Kedua mereka tidak terbiasa diajak berdiskusi
tentang perbedaan ulama.
Ketiga mereka seringnya mendapatkan
penalti-penalti tanpa dikasih tahu sebab pelanggarannya. Sebab tidak semua
orang tahu dengan kesalahan yang dilakukannya.
Pernah juga saya meluruskan persepsi salah tentang
istilah salafi dan wahabi. Dan itu adalah yang saya tunggu-tunggu sekalian
membongkar kedok para penganut agama kemaluan wanita yang selama ini selalu berlindung
di balik baju orang lain, padahal mereka jugalah yang meniup fitnah wahabi.
Dan yang terakhir tentang
partai PKS. Kadang saya sangat kasihan dengan kawan-kawan yang merasa seperti
dajjal saat memakai atribut PKS. Memang dosanya apa memakai atribut tersebut?
Toh kadang banyak orang tidak sadar memakai jersey bola luar negeri yang
berlogo salib, lambang sponsor perusahaan judi, logo perusahaan orang-orang
kafir—otomatis kita sebagai iklan gratis mereka—lalu ada juga jersey yang
bertuliskan nama pemain bola dan kafir lagi.
Ya, seharusnya kita tidak
bersikap yang berlebihan terhadap mereka, meskipun ada juga di antara mereka
yang berlebihan dalam menampilkan atributnya hingga seperti lagunya Mbah Surip,
"tak gendong kemana-mana" alias kemana tempat dan kapan waktu selalu
beratribut.
"Jauhilah oleh kalian
ghuluw(berlebihan) dalam agama."[2]
Kalau dalam menjalankan
ibadah saja dilarang ghuluw apalagi dalam menampil atribut.
Dari sekian peristiwa di
atas, saya mengambil kesimpulan sebagaimana sudah saya simpulkan pada tulisan
terkait, bahwa problem mendasar kita adalah sedikitnya iman dan ilmu. Karena dua hal itulah yang menentukan
elegan dan tidaknya sikap kita.
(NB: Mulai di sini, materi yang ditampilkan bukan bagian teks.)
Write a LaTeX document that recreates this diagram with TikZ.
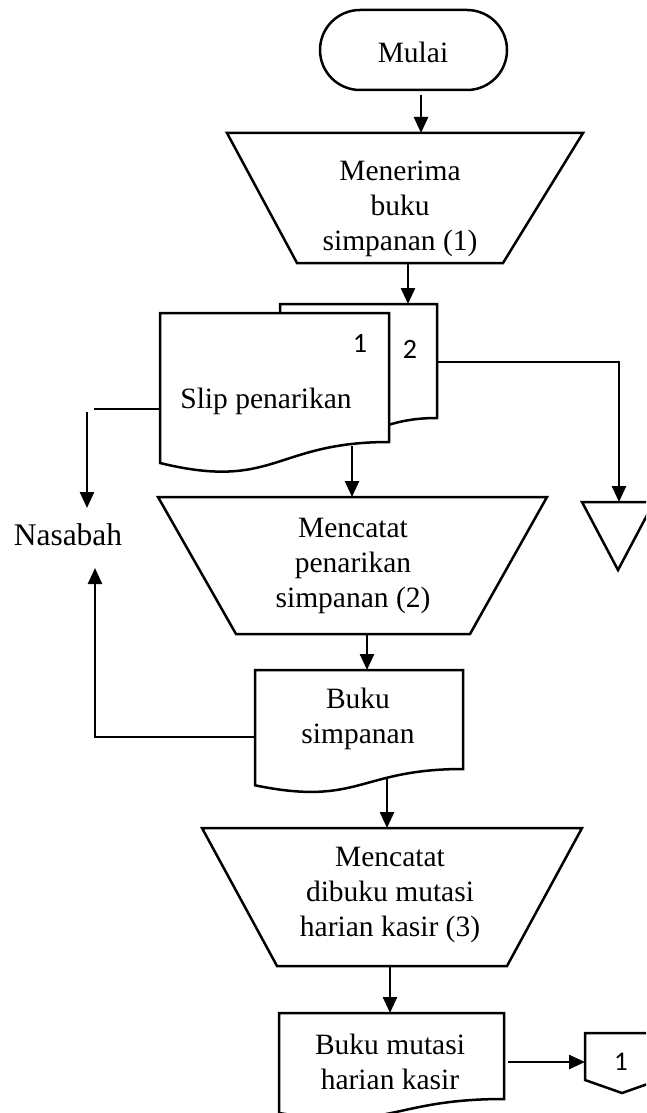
\documentclass[tikz,border=0pt]{standalone}
\usepackage{fontspec}
\setmainfont{Liberation Serif}
\newfontfamily\calibri{Carlito}
\usetikzlibrary{arrows.meta}
\begin{document}
\begin{tikzpicture}[x=1pt,y=-1pt,
  shp/.style={draw=black, line width=2.5pt, fill=white, line join=miter},
  lbl/.style={font=\fontsize{29.5}{35}\selectfont, align=center, inner sep=0pt},
  num/.style={font=\calibri\fontsize{28}{30}\selectfont, inner sep=0pt},
  arr/.style={draw=black, line width=2.5pt, -{Triangle[length=16pt,width=14pt]}},
  ln/.style={draw=black, line width=2.5pt}]
\useasboundingbox (0,0) rectangle (646,1113);
\clip (0,0) rectangle (646,1113);

% Mulai
\draw[shp, rounded corners=40pt] (320,10) rectangle (507,90);
\node[lbl] (mulai) at (413,52) {Mulai};
\coordinate (mulaiS) at (421,95);

% Trapezoid 1
\draw[shp] (227,133) -- (583,133) -- (503,263) -- (297,263) -- cycle;
\node[lbl] (t1) at (400,209) {Menerima\\buku\\simpanan (1)};
\coordinate (t1N) at (421,133);
\coordinate (t1S) at (408,263);

% Document 2 (back)
\draw[shp] (280,304) -- (437,304) -- (437,418)
  .. controls (358.5,418) and (358.5,461) .. (280,437) -- cycle;
\coordinate (d2N) at (408,304);
\coordinate (d2E) at (437,362);
\node[num, anchor=base] (n2) at (410,358) {2};

% Document 1 (front)
\draw[shp] (160,313) -- (389,313) -- (389,442)
  .. controls (274.5,442) and (274.5,491) .. (160,463) -- cycle;
\node[lbl, anchor=base] (slip) at (266,408) {Slip penarikan};
\node[num, anchor=base] (n1) at (360,352) {1};
\coordinate (d1W) at (160,409);
\coordinate (d1S) at (352,446);

% Nasabah
\node[lbl, font=\fontsize{31.5}{36}\selectfont, anchor=base] (nasabah) at (68,545) {Nasabah};
\coordinate (nasA) at (94,409);
\coordinate (nasB) at (87,412);
\coordinate (nasTopIn) at (87,508);
\coordinate (nasBotIn) at (95,568);
\coordinate (retCorner) at (95,737);

% Triangle (off-line storage)
\draw[shp] (582,502) -- (654,502) -- (618,570) -- cycle;
\coordinate (triN) at (619,502);
\coordinate (triCorner) at (619,362);

% Trapezoid 2
\draw[shp] (158,497) -- (547,497) -- (470,634) -- (236,634) -- cycle;
\node[lbl] (t2) at (353,566) {Mencatat\\penarikan\\simpanan (2)};
\coordinate (t2N) at (352,497);
\coordinate (t2S) at (367,634);

% Buku simpanan
\draw[shp] (255,670) -- (463,670) -- (463,769)
  .. controls (359,769) and (359,806.8) .. (255,785.3) -- cycle;
\node[lbl] (bs) at (358,719) {Buku\\simpanan};
\coordinate (bsN) at (367,670);
\coordinate (bsW) at (255,737);
\coordinate (bsS) at (387,778);

% Trapezoid 3
\draw[shp] (202,828) -- (582,828) -- (507,966) -- (277,966) -- cycle;
\node[lbl] (t3) at (390,895) {Mencatat\\dibuku mutasi\\harian kasir (3)};
\coordinate (t3N) at (387,828);
\coordinate (t3S) at (390,966);

% Buku mutasi harian kasir
\draw[shp] (279,1013) -- (504,1013) -- (504,1099)
  .. controls (391.5,1099) and (391.5,1131.5) .. (279,1113) -- cycle;
\node[lbl] (bm) at (390,1062) {Buku mutasi\\harian kasir};
\coordinate (bmN) at (390,1013);
\coordinate (bmE) at (508,1062);

% Off-page connector
\draw[shp] (585,1033) -- (659,1033) -- (659,1080) -- (622,1093) -- (585,1080) -- cycle;
\node[num, font=\calibri\fontsize{27}{30}\selectfont, anchor=base] (op) at (621,1070) {1};
\coordinate (opW) at (585,1062);

% Connectors
\draw[arr] (mulaiS) -- (t1N);
\draw[arr] (t1S) -- (d2N);
\draw[ln] (d1W) -- (nasA);
\draw[arr] (nasB) -- (nasTopIn);
\draw[arr] (d2E) -- (triCorner) -- (triN);
\draw[arr] (d1S) -- (t2N);
\draw[arr] (t2S) -- (bsN);
\draw[arr] (bsW) -- (retCorner) -- (nasBotIn);
\draw[arr] (bsS) -- (t3N);
\draw[arr] (t3S) -- (bmN);
\draw[arr] (bmE) -- (opW);
\end{tikzpicture}
\end{document}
Maka tuntutlah ilmu agama kapan saja dan dari
ulama siapa saja—ingat ya, saya memakai kata ulama, bukan syeikh, ustadz, kyai,
guru dll, sebab kualifikasi ulama bisa dilihat dalam surat Faathir ayat 28—karena
dengan ilmu itulah kita akan terbebas dari anggapan-anggapan.
Fairuz
Ahmad.
Bintara,
15 Shafar 1435 H./18 Desember 2013 M.
Catatan:
[1] hadits lemah, bagi yang bisa berbahasa Arab
silakan lihat takhrijnya di:
[2] HR. Ahmad, Tirmidzi dan Ibnu Majah
dari Abdullah bin Abbas radhiyallahu anhu.